-- Records to process --
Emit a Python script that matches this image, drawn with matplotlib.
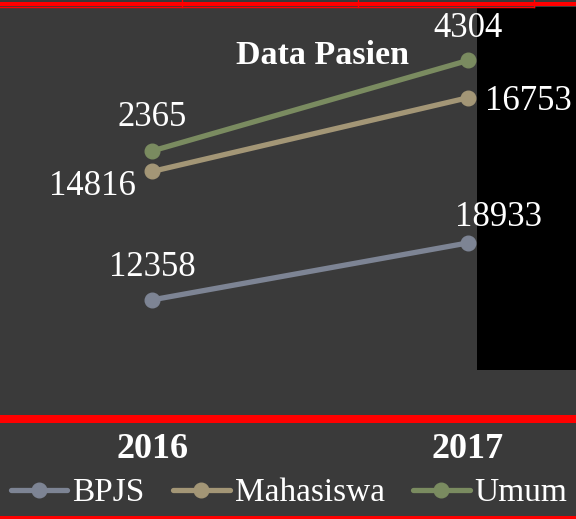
...
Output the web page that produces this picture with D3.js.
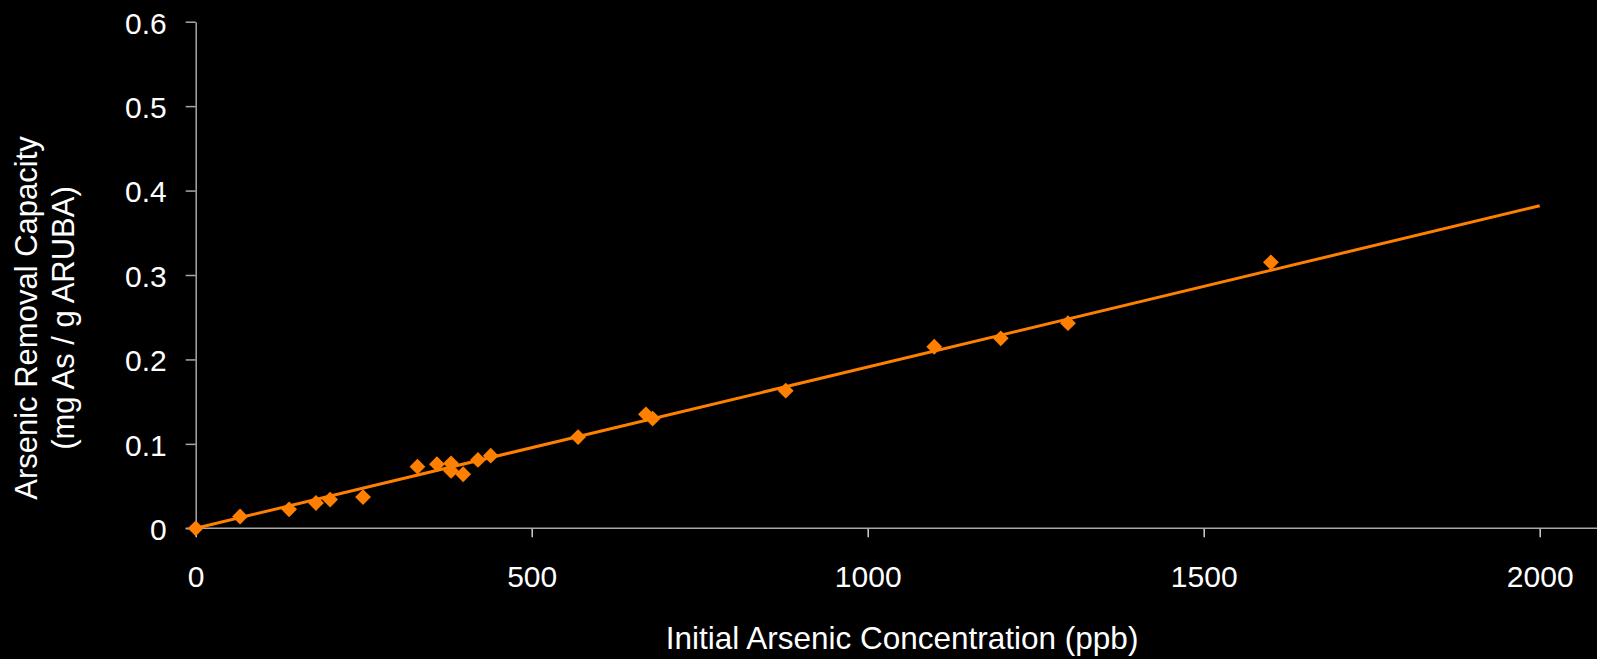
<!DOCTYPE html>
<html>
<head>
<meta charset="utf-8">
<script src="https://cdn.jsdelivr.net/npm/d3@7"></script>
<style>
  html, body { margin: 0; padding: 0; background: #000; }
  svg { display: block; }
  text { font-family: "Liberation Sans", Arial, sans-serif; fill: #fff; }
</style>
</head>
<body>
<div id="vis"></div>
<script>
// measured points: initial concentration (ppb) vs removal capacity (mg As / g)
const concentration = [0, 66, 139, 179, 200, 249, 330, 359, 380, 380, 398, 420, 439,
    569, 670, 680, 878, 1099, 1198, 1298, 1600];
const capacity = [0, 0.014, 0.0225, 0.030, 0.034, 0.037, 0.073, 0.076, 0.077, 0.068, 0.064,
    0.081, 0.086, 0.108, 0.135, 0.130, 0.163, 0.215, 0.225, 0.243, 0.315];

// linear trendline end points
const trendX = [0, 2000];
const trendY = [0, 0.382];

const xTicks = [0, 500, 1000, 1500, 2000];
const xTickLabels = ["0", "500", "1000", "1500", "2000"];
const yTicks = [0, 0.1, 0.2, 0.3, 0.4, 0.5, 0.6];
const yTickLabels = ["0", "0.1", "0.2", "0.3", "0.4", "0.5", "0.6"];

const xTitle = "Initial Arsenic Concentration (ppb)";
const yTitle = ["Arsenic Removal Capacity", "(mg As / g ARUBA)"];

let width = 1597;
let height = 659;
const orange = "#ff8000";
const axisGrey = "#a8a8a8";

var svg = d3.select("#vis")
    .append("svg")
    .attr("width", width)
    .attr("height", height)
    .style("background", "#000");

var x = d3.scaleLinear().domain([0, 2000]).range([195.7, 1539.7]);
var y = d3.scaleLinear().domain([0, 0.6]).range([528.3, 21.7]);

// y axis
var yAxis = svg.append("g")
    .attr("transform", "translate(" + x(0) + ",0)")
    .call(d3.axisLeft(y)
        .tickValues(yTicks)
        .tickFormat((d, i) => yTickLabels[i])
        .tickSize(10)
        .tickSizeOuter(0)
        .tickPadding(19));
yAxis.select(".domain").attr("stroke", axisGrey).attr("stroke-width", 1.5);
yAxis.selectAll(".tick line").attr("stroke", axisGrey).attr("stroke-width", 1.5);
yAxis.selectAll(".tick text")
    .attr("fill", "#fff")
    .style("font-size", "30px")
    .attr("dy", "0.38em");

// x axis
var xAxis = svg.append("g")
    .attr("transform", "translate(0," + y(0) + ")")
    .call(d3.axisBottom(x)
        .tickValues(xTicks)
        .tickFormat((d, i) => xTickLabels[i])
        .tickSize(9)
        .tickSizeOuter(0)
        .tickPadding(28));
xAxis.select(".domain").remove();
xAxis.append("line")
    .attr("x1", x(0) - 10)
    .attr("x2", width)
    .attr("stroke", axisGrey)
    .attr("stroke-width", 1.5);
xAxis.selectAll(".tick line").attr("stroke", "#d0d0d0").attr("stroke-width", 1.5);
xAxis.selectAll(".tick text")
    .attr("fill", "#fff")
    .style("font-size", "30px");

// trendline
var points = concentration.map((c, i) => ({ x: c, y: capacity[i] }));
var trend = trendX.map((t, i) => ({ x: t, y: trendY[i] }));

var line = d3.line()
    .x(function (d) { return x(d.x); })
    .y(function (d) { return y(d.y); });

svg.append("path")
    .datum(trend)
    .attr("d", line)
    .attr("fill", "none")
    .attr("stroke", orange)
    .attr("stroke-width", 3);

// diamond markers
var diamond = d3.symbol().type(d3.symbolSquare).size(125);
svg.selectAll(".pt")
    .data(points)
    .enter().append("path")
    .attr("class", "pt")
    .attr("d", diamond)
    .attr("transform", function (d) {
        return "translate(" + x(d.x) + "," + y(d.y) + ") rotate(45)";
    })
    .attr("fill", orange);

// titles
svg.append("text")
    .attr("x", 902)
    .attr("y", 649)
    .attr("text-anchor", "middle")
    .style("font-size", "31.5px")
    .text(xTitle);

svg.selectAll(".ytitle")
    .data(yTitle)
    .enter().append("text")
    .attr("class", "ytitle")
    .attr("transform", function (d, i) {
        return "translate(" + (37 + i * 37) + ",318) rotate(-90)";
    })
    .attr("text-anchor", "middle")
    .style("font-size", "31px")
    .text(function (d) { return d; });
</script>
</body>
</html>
---
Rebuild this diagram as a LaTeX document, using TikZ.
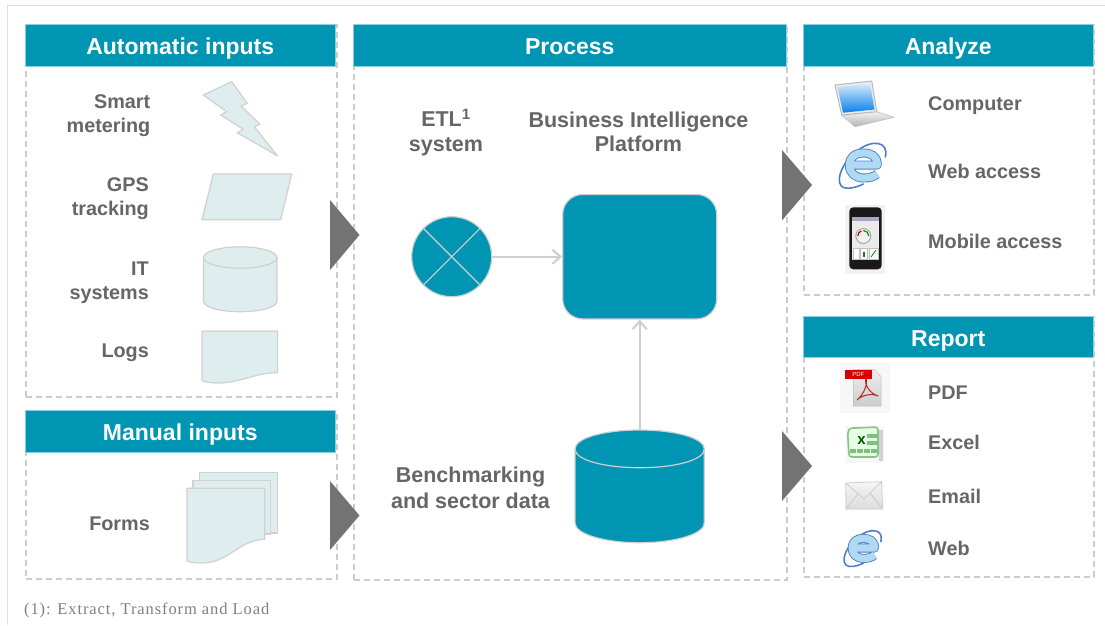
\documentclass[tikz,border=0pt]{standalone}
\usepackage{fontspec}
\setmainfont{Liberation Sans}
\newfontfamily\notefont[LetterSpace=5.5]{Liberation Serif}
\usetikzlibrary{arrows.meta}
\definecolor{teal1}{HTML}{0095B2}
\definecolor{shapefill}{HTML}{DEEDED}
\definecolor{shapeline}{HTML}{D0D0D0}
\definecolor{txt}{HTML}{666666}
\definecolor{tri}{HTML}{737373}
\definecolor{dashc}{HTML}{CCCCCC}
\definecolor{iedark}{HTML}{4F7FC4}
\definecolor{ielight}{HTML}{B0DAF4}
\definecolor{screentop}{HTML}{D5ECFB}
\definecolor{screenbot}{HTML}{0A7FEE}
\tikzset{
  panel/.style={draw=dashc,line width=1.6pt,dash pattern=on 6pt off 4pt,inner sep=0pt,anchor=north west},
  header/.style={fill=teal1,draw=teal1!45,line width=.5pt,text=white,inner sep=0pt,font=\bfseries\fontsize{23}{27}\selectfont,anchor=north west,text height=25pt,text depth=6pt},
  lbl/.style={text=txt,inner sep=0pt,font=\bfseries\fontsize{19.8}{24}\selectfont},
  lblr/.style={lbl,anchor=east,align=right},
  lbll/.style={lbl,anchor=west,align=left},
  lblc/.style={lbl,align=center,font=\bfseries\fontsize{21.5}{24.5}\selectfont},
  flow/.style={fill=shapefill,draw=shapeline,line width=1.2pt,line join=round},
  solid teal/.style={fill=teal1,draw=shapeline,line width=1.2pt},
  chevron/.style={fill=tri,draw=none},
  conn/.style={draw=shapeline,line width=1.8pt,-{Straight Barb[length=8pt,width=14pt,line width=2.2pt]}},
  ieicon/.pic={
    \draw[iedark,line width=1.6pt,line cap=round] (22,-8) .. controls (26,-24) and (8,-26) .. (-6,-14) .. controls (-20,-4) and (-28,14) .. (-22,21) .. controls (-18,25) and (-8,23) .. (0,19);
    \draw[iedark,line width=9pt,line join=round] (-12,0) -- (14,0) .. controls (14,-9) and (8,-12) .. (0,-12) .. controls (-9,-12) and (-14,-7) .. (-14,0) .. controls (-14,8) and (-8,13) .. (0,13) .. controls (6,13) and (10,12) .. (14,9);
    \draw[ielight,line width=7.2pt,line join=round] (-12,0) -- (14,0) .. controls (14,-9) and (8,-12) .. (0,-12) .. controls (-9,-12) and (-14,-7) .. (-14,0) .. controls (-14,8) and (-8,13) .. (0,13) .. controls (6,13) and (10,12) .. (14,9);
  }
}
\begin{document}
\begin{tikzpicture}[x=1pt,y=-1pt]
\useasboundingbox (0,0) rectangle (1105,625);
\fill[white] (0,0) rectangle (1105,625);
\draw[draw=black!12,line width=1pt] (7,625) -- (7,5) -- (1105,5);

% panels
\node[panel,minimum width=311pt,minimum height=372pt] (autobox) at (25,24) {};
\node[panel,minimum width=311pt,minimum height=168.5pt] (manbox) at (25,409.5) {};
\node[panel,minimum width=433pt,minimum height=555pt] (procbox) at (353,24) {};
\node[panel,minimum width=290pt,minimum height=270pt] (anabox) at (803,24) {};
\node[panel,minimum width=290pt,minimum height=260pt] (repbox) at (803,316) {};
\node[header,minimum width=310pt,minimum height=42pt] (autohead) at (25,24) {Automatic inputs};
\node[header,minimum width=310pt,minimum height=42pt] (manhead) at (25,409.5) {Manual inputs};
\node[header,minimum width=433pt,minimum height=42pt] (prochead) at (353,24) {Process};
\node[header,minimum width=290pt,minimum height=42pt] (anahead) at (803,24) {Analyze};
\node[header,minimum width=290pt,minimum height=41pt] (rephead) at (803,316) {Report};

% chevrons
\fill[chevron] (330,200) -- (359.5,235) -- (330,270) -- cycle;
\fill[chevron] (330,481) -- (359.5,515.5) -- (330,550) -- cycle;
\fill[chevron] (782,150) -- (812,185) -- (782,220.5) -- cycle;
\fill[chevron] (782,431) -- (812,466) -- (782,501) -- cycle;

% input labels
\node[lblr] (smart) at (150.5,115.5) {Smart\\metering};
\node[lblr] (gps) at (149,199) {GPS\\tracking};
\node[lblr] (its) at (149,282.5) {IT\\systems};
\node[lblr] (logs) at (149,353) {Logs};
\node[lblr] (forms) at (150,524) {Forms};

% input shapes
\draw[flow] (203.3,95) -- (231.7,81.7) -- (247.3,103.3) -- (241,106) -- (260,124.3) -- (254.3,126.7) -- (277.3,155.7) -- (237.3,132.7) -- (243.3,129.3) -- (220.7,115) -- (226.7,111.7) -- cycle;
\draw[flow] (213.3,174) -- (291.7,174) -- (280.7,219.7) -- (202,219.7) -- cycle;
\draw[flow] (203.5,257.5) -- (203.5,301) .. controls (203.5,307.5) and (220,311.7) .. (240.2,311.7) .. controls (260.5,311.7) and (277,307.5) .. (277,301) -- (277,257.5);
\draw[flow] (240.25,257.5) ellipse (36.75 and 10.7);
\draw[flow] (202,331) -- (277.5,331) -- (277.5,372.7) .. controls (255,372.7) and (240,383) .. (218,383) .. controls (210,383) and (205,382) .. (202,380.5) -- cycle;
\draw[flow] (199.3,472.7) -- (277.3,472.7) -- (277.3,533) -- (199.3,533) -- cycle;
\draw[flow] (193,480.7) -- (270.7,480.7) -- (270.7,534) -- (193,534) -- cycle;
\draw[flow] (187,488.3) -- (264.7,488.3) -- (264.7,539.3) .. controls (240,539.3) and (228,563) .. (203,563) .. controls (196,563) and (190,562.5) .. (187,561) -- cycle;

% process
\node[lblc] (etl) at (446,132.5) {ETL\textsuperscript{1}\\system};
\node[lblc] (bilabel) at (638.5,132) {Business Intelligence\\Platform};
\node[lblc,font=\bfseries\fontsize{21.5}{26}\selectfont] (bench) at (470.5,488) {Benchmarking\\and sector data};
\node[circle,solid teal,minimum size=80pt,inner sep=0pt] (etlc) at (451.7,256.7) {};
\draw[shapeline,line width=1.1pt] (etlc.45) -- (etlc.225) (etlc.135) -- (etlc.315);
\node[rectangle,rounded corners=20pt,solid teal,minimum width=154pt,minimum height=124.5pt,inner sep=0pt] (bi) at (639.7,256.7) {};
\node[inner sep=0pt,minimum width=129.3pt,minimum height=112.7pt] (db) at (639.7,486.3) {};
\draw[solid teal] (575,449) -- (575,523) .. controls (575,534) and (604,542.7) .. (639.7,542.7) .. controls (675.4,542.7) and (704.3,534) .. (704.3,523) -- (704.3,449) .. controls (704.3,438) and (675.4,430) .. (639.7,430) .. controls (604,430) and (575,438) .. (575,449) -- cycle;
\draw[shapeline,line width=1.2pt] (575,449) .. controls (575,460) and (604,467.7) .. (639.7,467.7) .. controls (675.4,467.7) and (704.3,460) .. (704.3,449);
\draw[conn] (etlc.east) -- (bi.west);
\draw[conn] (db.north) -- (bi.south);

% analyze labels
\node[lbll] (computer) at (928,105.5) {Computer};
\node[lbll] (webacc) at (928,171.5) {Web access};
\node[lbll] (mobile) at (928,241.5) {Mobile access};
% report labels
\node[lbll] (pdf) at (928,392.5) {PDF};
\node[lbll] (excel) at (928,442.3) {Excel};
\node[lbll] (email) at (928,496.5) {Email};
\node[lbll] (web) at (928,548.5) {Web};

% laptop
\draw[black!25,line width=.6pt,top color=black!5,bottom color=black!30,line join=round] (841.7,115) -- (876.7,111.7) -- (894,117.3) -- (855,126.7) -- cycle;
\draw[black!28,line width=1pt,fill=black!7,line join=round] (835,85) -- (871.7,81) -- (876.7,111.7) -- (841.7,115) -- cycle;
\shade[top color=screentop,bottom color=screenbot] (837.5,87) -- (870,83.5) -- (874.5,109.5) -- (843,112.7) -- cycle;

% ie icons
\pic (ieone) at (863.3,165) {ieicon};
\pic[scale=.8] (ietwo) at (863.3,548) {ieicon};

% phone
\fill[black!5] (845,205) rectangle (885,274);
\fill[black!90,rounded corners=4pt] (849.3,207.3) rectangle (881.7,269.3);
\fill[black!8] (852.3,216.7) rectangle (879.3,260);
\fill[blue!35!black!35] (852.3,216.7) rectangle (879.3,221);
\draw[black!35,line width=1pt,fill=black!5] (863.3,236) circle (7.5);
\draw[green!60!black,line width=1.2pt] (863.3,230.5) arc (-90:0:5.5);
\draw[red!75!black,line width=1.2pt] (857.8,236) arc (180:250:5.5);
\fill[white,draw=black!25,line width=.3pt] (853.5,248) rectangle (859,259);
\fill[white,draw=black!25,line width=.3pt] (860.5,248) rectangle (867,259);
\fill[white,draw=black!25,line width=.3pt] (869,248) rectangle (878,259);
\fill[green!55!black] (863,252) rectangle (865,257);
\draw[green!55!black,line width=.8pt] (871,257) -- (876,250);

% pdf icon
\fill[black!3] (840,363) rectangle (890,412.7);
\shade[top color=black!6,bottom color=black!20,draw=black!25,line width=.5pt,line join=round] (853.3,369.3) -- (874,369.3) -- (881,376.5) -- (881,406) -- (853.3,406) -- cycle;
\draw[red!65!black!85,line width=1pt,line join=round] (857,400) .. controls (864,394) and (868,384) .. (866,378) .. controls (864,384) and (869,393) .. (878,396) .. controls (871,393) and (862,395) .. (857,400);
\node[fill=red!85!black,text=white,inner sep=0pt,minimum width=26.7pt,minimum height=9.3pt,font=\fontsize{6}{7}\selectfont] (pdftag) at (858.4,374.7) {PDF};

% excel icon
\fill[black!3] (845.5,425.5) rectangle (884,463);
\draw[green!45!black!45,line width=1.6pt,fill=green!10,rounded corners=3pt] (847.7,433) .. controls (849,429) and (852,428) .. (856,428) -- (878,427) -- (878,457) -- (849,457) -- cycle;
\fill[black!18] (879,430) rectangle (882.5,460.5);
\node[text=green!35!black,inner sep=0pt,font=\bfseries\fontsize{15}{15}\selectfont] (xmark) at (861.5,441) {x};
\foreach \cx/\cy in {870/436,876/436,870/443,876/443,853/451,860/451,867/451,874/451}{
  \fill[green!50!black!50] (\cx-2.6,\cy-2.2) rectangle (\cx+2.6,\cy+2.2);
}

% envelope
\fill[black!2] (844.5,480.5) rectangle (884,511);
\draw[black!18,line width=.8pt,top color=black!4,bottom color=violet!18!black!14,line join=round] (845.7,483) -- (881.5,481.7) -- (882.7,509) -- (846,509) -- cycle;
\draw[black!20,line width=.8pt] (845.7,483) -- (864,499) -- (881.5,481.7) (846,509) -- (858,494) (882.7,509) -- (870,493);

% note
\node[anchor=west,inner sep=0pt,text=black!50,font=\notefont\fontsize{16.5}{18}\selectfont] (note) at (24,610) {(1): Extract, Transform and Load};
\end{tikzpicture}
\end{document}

-- Task to complete --
Locate all lines that include the word "with" and copy them out.

-- Written answer --
Emit a Python script that matches this image, drawn with matplotlib.
Output the web page that produces this picture with D3.js.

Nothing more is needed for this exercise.